There have been a number of Domino compilations in recent years, including the Capitol box set Walking to New Orleans and its one-disc summation Fats Domino Jukebox: 20 Greatest Hits the Way You Originally Heard Them (both 2002). Capitol’s new collection, Greatest Hits: Walking to New Orleans, sets the single-disc standard: it boasts a total of 30 tracks from Domino’s Imperial tenure (ten more than Fats Domino Jukebox), 29 of which made the R&B top ten. With the exception of “Valley of Tears”, which flirts a little too close to Presley-esque gospel-pop, the songs included in Greatest Hits: Walking to New Orleans are all essential, from rough-edged early tunes like “Goin’ Home” and “Going to the River” to the more pop-polished sound found in early-’60s songs “Walking to New Orleans” and “My Girl Josephine”.

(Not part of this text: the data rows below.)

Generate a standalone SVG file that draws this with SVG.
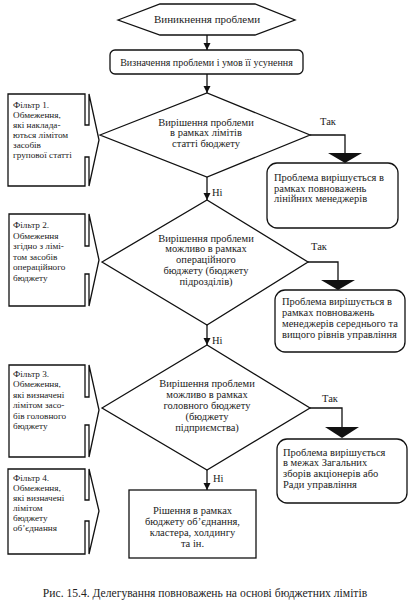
<svg xmlns="http://www.w3.org/2000/svg" width="416" height="609" viewBox="0 0 416 609">
<defs>
<marker id="ah" markerWidth="8" markerHeight="8" refX="7" refY="4" orient="auto" markerUnits="userSpaceOnUse">
<path d="M0,0.5 L7,4 L0,7.5 Z" fill="#111"/>
</marker>
<style>
.s{fill:#fff;stroke:#111;stroke-width:1.3}
.l{fill:none;stroke:#111;stroke-width:1.3}
.t{font-family:'Liberation Serif','Times New Roman',serif;fill:#222}
.c{text-anchor:middle;font-size:10.5px}
.f{font-size:9.2px}
.b{font-size:10.5px}
.big{fill:#111}
</style>
</defs>
<rect width="416" height="609" fill="#fff"/>

<g id="connectors">
<line class="l" x1="207" y1="35" x2="207" y2="50" marker-end="url(#ah)"/>
<line class="l" x1="207" y1="74" x2="207" y2="93" marker-end="url(#ah)"/>
<line class="l" x1="207" y1="177" x2="207" y2="200" marker-end="url(#ah)"/>
<line class="l" x1="207" y1="325" x2="207" y2="345" marker-end="url(#ah)"/>
<line class="l" x1="207" y1="470" x2="207" y2="490" marker-end="url(#ah)"/>
<polyline class="l" points="310,135 345,135 345,154"/>
<polygon class="big" points="328,153 362,153 345,163"/>
<polyline class="l" points="308,262 338,262 338,281"/>
<polygon class="big" points="321,280 355,280 338,290"/>
<polyline class="l" points="310,408 342,408 342,428"/>
<polygon class="big" points="325,427 359,427 342,438"/>
<text class="t b" x="320" y="125">Так</text>
<text class="t b" x="311" y="250">Так</text>
<text class="t b" x="322" y="402">Так</text>
<text class="t b" x="212" y="196">Ні</text>
<text class="t b" x="212" y="344">Ні</text>
<text class="t b" x="213" y="482">Ні</text>
</g>

<g id="start">
<polygon class="s" points="118,20 160,4 255,4 295,20 255,35 160,35"/>
<text class="t" x="207" y="23" text-anchor="middle" font-size="11">Виникнення проблеми</text>
</g>

<g id="define">
<rect class="s" x="110" y="50" width="193" height="24" rx="5"/>
<text class="t" x="206.5" y="65.5" text-anchor="middle" font-size="10">Визначення проблеми і умов її усунення</text>
</g>

<g id="decision1">
<polygon class="s" points="100,135 207,93 310,135 207,177"/>
<text class="t c" x="206" y="125.5">Вирішення проблеми</text>
<text class="t c" x="206" y="136">в рамках лімітів</text>
<text class="t c" x="206" y="146.5">статті бюджету</text>
</g>

<g id="decision2">
<polygon class="s" points="102,262 207,200 308,262 207,325"/>
<text class="t c" x="206" y="241.5">Вирішення проблеми</text>
<text class="t c" x="206" y="252">можливо в рамках</text>
<text class="t c" x="206" y="263">операційного</text>
<text class="t c" x="206" y="274">бюджету (бюджету</text>
<text class="t c" x="206" y="284.5">підрозділів)</text>
</g>

<g id="decision3">
<polygon class="s" points="102,408 207,345 310,408 207,470"/>
<text class="t c" x="207" y="386.5">Вирішення проблеми</text>
<text class="t c" x="207" y="397.5">можливо в рамках</text>
<text class="t c" x="207" y="409">головного бюджету</text>
<text class="t c" x="207" y="420">(бюджету</text>
<text class="t c" x="207" y="430.5">підприємства)</text>
</g>

<g id="final">
<rect class="s" x="129" y="490" width="127" height="68"/>
<text class="t c" x="192.5" y="513.5">Рішення в рамках</text>
<text class="t c" x="192.5" y="525">бюджету об’єднання,</text>
<text class="t c" x="192.5" y="536">кластера, холдингу</text>
<text class="t c" x="192.5" y="547">та ін.</text>
</g>

<g id="result1">
<rect class="s" x="267" y="163" width="131" height="65" rx="10"/>
<text class="t b" x="274" y="181">Проблема вирішується в</text>
<text class="t b" x="274" y="191.5">рамках повноважень</text>
<text class="t b" x="274" y="202">лінійних менеджерів</text>
</g>

<g id="result2">
<rect class="s" x="275" y="290" width="130" height="62" rx="10"/>
<text class="t b" x="282" y="305">Проблема вирішується в</text>
<text class="t b" x="282" y="316">рамках повноважень</text>
<text class="t b" x="282" y="327">менеджерів середнього та</text>
<text class="t b" x="282" y="338">вищого рівнів управління</text>
</g>

<g id="result3">
<rect class="s" x="277" y="439" width="130" height="64" rx="10"/>
<text class="t b" x="283" y="455.5">Проблема вирішується</text>
<text class="t b" x="283" y="466">в межах Загальних</text>
<text class="t b" x="283" y="477">зборів акціонерів або</text>
<text class="t b" x="283" y="488">Ради управління</text>
</g>

<g id="filter1">
<path class="s" d="M8,94 H85 V125 H89 V94 L99,140 L89,186 V157 H85 V186 H8 Z"/>
<text class="t f" x="13" y="108">Фільтр 1.</text>
<text class="t f" x="13" y="118">Обмеження,</text>
<text class="t f" x="13" y="128">які наклада-</text>
<text class="t f" x="13" y="138">ються лімітом</text>
<text class="t f" x="13" y="148">засобів</text>
<text class="t f" x="13" y="158">групової статті</text>
</g>

<g id="filter2">
<path class="s" d="M9,214 H85 V246 H89 V214 L99,260 L89,306 V274 H85 V306 H9 Z"/>
<text class="t f" x="13" y="228">Фільтр 2.</text>
<text class="t f" x="13" y="238.5">Обмеження</text>
<text class="t f" x="13" y="249">згідно з лімі-</text>
<text class="t f" x="13" y="259.5">том засобів</text>
<text class="t f" x="13" y="270">операційного</text>
<text class="t f" x="13" y="280.5">бюджету</text>
</g>

<g id="filter3">
<path class="s" d="M9,365 H85 V397 H89 V365 L99,410 L89,457 V425 H85 V457 H9 Z"/>
<text class="t f" x="13" y="376.5">Фільтр 3.</text>
<text class="t f" x="13" y="387">Обмеження,</text>
<text class="t f" x="13" y="397.5">які визначені</text>
<text class="t f" x="13" y="408">лімітом засо-</text>
<text class="t f" x="13" y="418.5">бів головного</text>
<text class="t f" x="13" y="429">бюджету</text>
</g>

<g id="filter4">
<path class="s" d="M8,469 H85 V500 H89 V469 L99,511 L89,554 V521 H85 V554 H8 Z"/>
<text class="t f" x="13" y="481">Фільтр 4.</text>
<text class="t f" x="13" y="491">Обмеження,</text>
<text class="t f" x="13" y="501">які визначені</text>
<text class="t f" x="13" y="511">лімітом</text>
<text class="t f" x="13" y="521">бюджету</text>
<text class="t f" x="13" y="531">об’єднання</text>
</g>

<text class="t" x="205" y="597" text-anchor="middle" font-size="11.6">Рис. 15.4. Делегування повноважень на основі бюджетних лімітів</text>
</svg>
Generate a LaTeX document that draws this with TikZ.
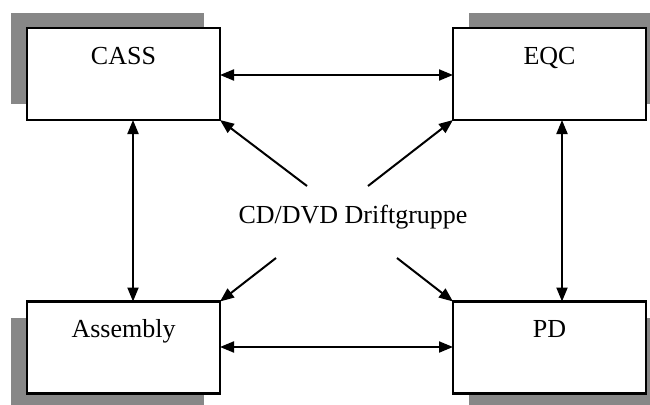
\documentclass[tikz,border=0pt]{standalone}
\usepackage{fontspec}
\setmainfont{Liberation Serif}
\usetikzlibrary{arrows.meta,calc}

\tikzset{
  unitbox/.style={draw=black, line width=2.2pt, fill=white, minimum width=193pt,
                  minimum height=92pt, inner sep=0pt, outer sep=0pt},
  shade/.style={fill=black!47, draw=none},
  boxlabel/.style={anchor=base, inner sep=0pt, font=\fontsize{26}{31}\selectfont},
  tip/.style={Triangle[length=14pt,width=11pt]},
  link/.style={line width=2pt, -{Triangle[length=14pt,width=11pt]}},
  dlink/.style={line width=2pt, {Triangle[length=14pt,width=11pt]}-{Triangle[length=14pt,width=11pt]}},
}

\begin{document}
\begin{tikzpicture}[x=1pt, y=-1pt]
  \useasboundingbox (0,0) rectangle (650,404);
  \clip (0,0) rectangle (650,404);
  \fill[white] (0,0) rectangle (650,404);

  % offset shadows behind the four boxes
  \fill[shade] (11,13) rectangle (204,104);
  \fill[shade] (469,13) rectangle (662,104);
  \fill[shade] (11,318) rectangle (204,409);
  \fill[shade] (469,318) rectangle (662,409);

  % boxes
  \node[unitbox] (cass) at (123.5,74) {};
  \node[unitbox] (eqc)  at (549.5,74) {};
  \node[unitbox] (asm)  at (123.5,347.5) {};
  \node[unitbox] (pd)   at (549.5,347.5) {};

  \node[boxlabel] (cassT) at ($(cass.north)+(0,36)$) {CASS};
  \node[boxlabel] (eqcT)  at ($(eqc.north)+(0,36)$)  {EQC};
  \node[boxlabel] (asmT)  at ($(asm.north)+(0,36)$)  {Assembly};
  \node[boxlabel] (pdT)   at ($(pd.north)+(0,36)$)   {PD};

  % central group
  \node[boxlabel] (grp) at (353,223) {CD/DVD Driftgruppe};

  % two-way links between neighbouring boxes
  \draw[dlink] ($(cass.east)+(0,1)$) -- ($(eqc.west)+(0,1)$);
  \draw[dlink] ($(asm.east)+(0,-0.5)$) -- ($(pd.west)+(0,-0.5)$);
  \draw[dlink] ($(cass.south)+(9.5,0)$) -- ($(asm.north)+(9.5,0)$);
  \draw[dlink] ($(eqc.south)+(12.5,0)$) -- ($(pd.north)+(12.5,0)$);

  % links from the central group to the box corners
  \coordinate (ul) at (307,186);
  \coordinate (ur) at (368,186);
  \coordinate (ll) at (276,258);
  \coordinate (lr) at (397,258);
  \draw[link] (ul) -- (cass.south east);
  \draw[link] (ur) -- (eqc.south west);
  \draw[link] (ll) -- (asm.north east);
  \draw[link] (lr) -- (pd.north west);
\end{tikzpicture}
\end{document}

For a singer who uses his physical size to define his public identity, Domino’s voice remains surprisingly tender and smooth. The syrupy Southern drawl is there, but the rasp and growl of a comparative size-conscious singer like Howlin’ Wolf is not. Domino’s voice is in league with the material, this wonderful stuff that elevates woe to a celebratory plateau; it’s mournful and apologetic and defeatist, but triumphantly so, begging “please don’t leave me” and “don’t blame it on me”, and asking “ain’t that a shame?” to the tune of a fluttering backbeat. It’s honest and emotionally fearless rock ‘n’ roll, eternally gregarious and sweetly resigned: the sound of first place making its quiet surrender.